Eine Spur der Verwüstung durchzieht die Dörfer und Städte von Sadah, einer bergigen Provinz im Norden des Jemen. Es ist das Kernland der Huthi-Rebellen. Von hier aus starteten sie 2014 ihre Offensive Richtung Süden. In der Provinzhauptstadt sollen noch immer einige ihre Anführer leben. Angeblich sitzt hier auch der Geheimdienst. Bis zu 80 Luftangriffe täglich haben ganze Viertel verwüstet. Das aber habe die Moral der Kämper nur gestärkt, erklärt uns trotzig ein Armeesprecher.
"Sie waren bislang nicht in der Lage, im Norden Boden zu gewinnen. Eigentlich sollten sie ihre Lektion gelernt haben. Unsere militärischen Fähigkeiten werden besser, je länger ihre Angriffe dauern", so Aziz Aziz Rashed, Oberst jemenitische Armee.

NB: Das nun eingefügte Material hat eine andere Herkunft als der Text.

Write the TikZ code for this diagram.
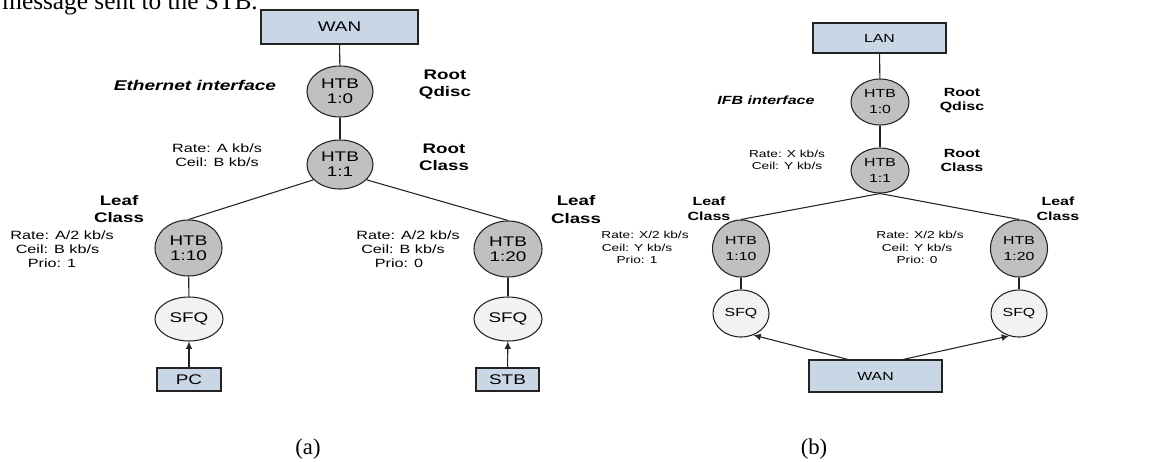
\documentclass[tikz,border=0pt]{standalone}
\usepackage{fontspec}
\newfontfamily\arialx{Liberation Sans}[FakeStretch=1.35]
\newfontfamily\timesx{Liberation Serif}
\usetikzlibrary{arrows.meta,shapes.geometric}
\definecolor{boxfill}{RGB}{201,214,229}
\definecolor{htbfill}{RGB}{192,192,192}
\definecolor{sfqfill}{RGB}{242,242,242}
\definecolor{edge}{RGB}{35,35,35}
\tikzset{
  box/.style={draw=edge, fill=boxfill, line width=0.8pt, inner sep=0pt},
  htb/.style={ellipse, draw=edge, fill=htbfill, line width=0.8pt, inner sep=0pt, align=center},
  sfq/.style={ellipse, draw=edge, fill=sfqfill, line width=0.8pt, inner sep=0pt, align=center},
  conn/.style={draw=edge, line width=0.8pt},
  arr/.style={conn, -{Latex[length=5.5pt,width=5pt]}},
  fnA/.style={font={\arialx\fontsize{10.5pt}{11.25pt}\selectfont}},
  fnB/.style={font={\arialx\fontsize{8.8pt}{12pt}\selectfont}},
  rateA/.style={font={\arialx\fontsize{9pt}{10.5pt}\selectfont}, inner sep=0pt, align=center},
  rateB/.style={font={\arialx\fontsize{7.6pt}{9.2pt}\selectfont}, inner sep=0pt, align=center},
  boldA/.style={font={\arialx\bfseries\fontsize{10.4pt}{13pt}\selectfont}, inner sep=0pt, align=center},
  boldB/.style={font={\arialx\bfseries\fontsize{8.9pt}{11pt}\selectfont}, inner sep=0pt, align=center},
  capt/.style={font={\timesx\fontsize{17pt}{20pt}\selectfont}, inner sep=0pt}
}
\begin{document}
\begin{tikzpicture}[x=0.75pt,y=-0.75pt]
\useasboundingbox (0,0) rectangle (1149,461);
\clip (0,0) rectangle (1149,461);
% clipped running text at top
\node[font={\timesx\fontsize{19pt}{22pt}\selectfont}, inner sep=0pt, anchor=base east] (toptext) at (258,9) {message sent to the STB.};

% ---------------- panel (a) ----------------
\node[box, fnA, minimum width=157*0.75pt, minimum height=34*0.75pt] (wanA) at (339.5,27) {WAN};
\node[htb, fnA, minimum width=66*0.75pt, minimum height=51*0.75pt] (p10) at (340,91.5) {HTB\\1:0};
\node[htb, fnA, minimum width=66*0.75pt, minimum height=49*0.75pt] (p11) at (340,164.5) {HTB\\1:1};
\node[htb, fnA, minimum width=67*0.75pt, minimum height=56*0.75pt] (p110) at (188.5,248) {HTB\\1:10};
\node[htb, fnA, minimum width=68*0.75pt, minimum height=56*0.75pt] (p120) at (508,249) {HTB\\1:20};
\node[sfq, fnA, minimum width=68*0.75pt, minimum height=44*0.75pt] (ps1) at (189,319) {SFQ};
\node[sfq, fnA, minimum width=68*0.75pt, minimum height=44*0.75pt] (ps2) at (508,319) {SFQ};
\node[box, fnA, minimum width=64*0.75pt, minimum height=23*0.75pt] (pc) at (189,379.5) {PC};
\node[box, fnA, minimum width=63*0.75pt, minimum height=23*0.75pt] (stb) at (507.5,379.5) {STB};

\draw[conn] (wanA) -- (p10);
\draw[conn] (p10) -- (p11);
\draw[conn] (p11.-150) -- (p110.north);
\draw[conn] (p11.-30) -- (p120.north);
\draw[conn] (p110) -- (ps1);
\draw[conn] (p120) -- (ps2);
\draw[arr] (pc) -- (ps1);
\draw[arr] (stb) -- (ps2);

\node[boldA, font={\arialx\bfseries\itshape\fontsize{10.6pt}{13pt}\selectfont}] (ethA) at (195,85) {Ethernet interface};
\node[boldA] (rqA) at (445,84.5) {Root\\Qdisc};
\node[boldA] (rcA) at (444,157) {Root\\Class};
\node[rateA] (rA) at (217,155.5) {Rate: A kb/s\\Ceil: B kb/s};
\node[boldA] (lcA1) at (119,209) {Leaf\\Class};
\node[boldA] (lcA2) at (576,209.5) {Leaf\\Class};
\node[rateA] (rA1a) at (62,235) {Rate: A/2 kb/s};
\node[rateA] (rA1b) at (57.5,249) {Ceil: B kb/s};
\node[rateA] (rA1c) at (52,263) {Prio: 1};
\node[rateA] (rA2a) at (408,235) {Rate: A/2 kb/s};
\node[rateA] (rA2b) at (403,249) {Ceil: B kb/s};
\node[rateA] (rA2c) at (399,263) {Prio: 0};
\node[capt, anchor=base] (captA) at (308,454) {(a)};

% ---------------- panel (b) ----------------
\node[box, fnB, minimum width=133*0.75pt, minimum height=30*0.75pt] (lan) at (879.5,38) {LAN};
\node[htb, fnB, minimum width=58*0.75pt, minimum height=46*0.75pt] (q10) at (880,102) {HTB\\1:0};
\node[htb, fnB, minimum width=58*0.75pt, minimum height=45*0.75pt] (q11) at (880,170.5) {HTB\\1:1};
\node[htb, fnB, minimum width=57*0.75pt, minimum height=57*0.75pt] (q110) at (741,248.5) {HTB\\1:10};
\node[htb, fnB, minimum width=57*0.75pt, minimum height=57*0.75pt] (q120) at (1019,248.5) {HTB\\1:20};
\node[sfq, fnB, minimum width=56*0.75pt, minimum height=47*0.75pt] (qs1) at (741,313.5) {SFQ};
\node[sfq, fnB, minimum width=56*0.75pt, minimum height=47*0.75pt] (qs2) at (1019,313.5) {SFQ};
\node[box, fnB, minimum width=133*0.75pt, minimum height=32*0.75pt] (wanB) at (875.5,376) {WAN};

\draw[conn] (lan) -- (q10);
\draw[conn] (q10) -- (q11);
\draw[conn] (q11.south) -- (q110.north);
\draw[conn] (q11.south) -- (q120.north);
\draw[conn] (q110) -- (qs1);
\draw[conn] (q120) -- (qs2);
\draw[arr] ([xshift=-27.5*0.75pt]wanB.north) -- (qs1.-60);
\draw[arr] ([xshift=27.5*0.75pt]wanB.north) -- (qs2.-114);

\node[boldB, font={\arialx\bfseries\itshape\fontsize{8.9pt}{11pt}\selectfont}] (ifb) at (766,100) {IFB interface};
\node[boldB] (rqB) at (962,100.5) {Root\\Qdisc};
\node[boldB] (rcB) at (962,160.5) {Root\\Class};
\node[rateB] (rB) at (787,160) {Rate: X kb/s\\Ceil: Y kb/s};
\node[boldB] (lcB1) at (709,208.5) {Leaf\\Class};
\node[boldB] (lcB2) at (1058,208.5) {Leaf\\Class};
\node[rateB] (rB1a) at (645,235) {Rate: X/2 kb/s};
\node[rateB] (rB1b) at (637,247.5) {Ceil: Y kb/s};
\node[rateB] (rB1c) at (637,260) {Prio: 1};
\node[rateB] (rB2a) at (920,235) {Rate: X/2 kb/s};
\node[rateB] (rB2b) at (917,247.5) {Ceil: Y kb/s};
\node[rateB] (rB2c) at (917,260) {Prio: 0};
\node[capt, anchor=base] (captB) at (814,454) {(b)};
\end{tikzpicture}
\end{document}
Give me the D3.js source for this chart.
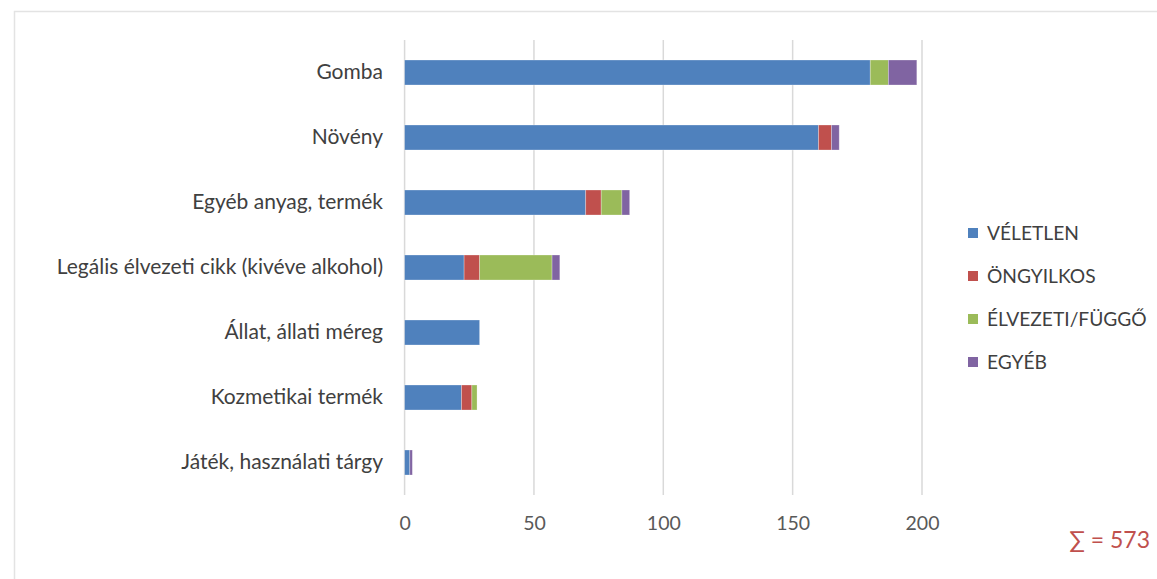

Es wird lange dauern, um über den Verlust hinwegzukommen
Die Leidtragenden dieses gnadenlosen Krieges sind Zivilisten, vor allem Kinder. In die städtische Klinik werden jeden Tag bis zu 150 Patienten eingeliefert. Verletzte, Verstümmelte. Längst gibt es nicht genug Betten für alle. Mehr als 30 unterernährte Kinder werden hier notdürftig versorgt. Die Mütter können sie nicht stillen, weil sie selbst völlig entkräftet sind. Ins Krankenhaus kommen sie oft erst in letzter Sekunde. Denn die Behandlung kostet Geld. Für viele zu viel Geld.
"Es gibt immer mehr solcher Fälle, weil die Familien sehr arm sind und sich Medikamente wie Antibiotika nicht leisten können. Wir verschreiben dann manchmal alternative, günstigere Arzneimittel. Wegen des Krieges haben viele Menschen leider keine Arbeit und damit auch kein Geld", erzählt Mohammed Hussein Yehia, Leiter pädiatrische Abteilung.
Mahdi ist jetzt oft allein. Osama war sein bester Freund. Oft sind sie gemeinsam mit dem Fahrrad auf Tour gegangen. Das ist nun vorbei. Nach dem Luftangriff auf den Bus, in dem Osama saß. "Mit diesem Fahrrad ist Osama immer gefahren. Manchmal hat er es mir auch geliehen oder wir waren zu zweit unterwegs. Damit sind wir immer auch zum Grab des Großvaters gefahren, um gemeinsam zu beten", sagt Mahdi.
Es liegt ganz in der Nähe zu Osamas Grab. Familie und Freunde vermissen ihre aufgeweckten, fröhlichen Jungs. Es wird noch lange dauern, um über den Verlust hinwegzukommen.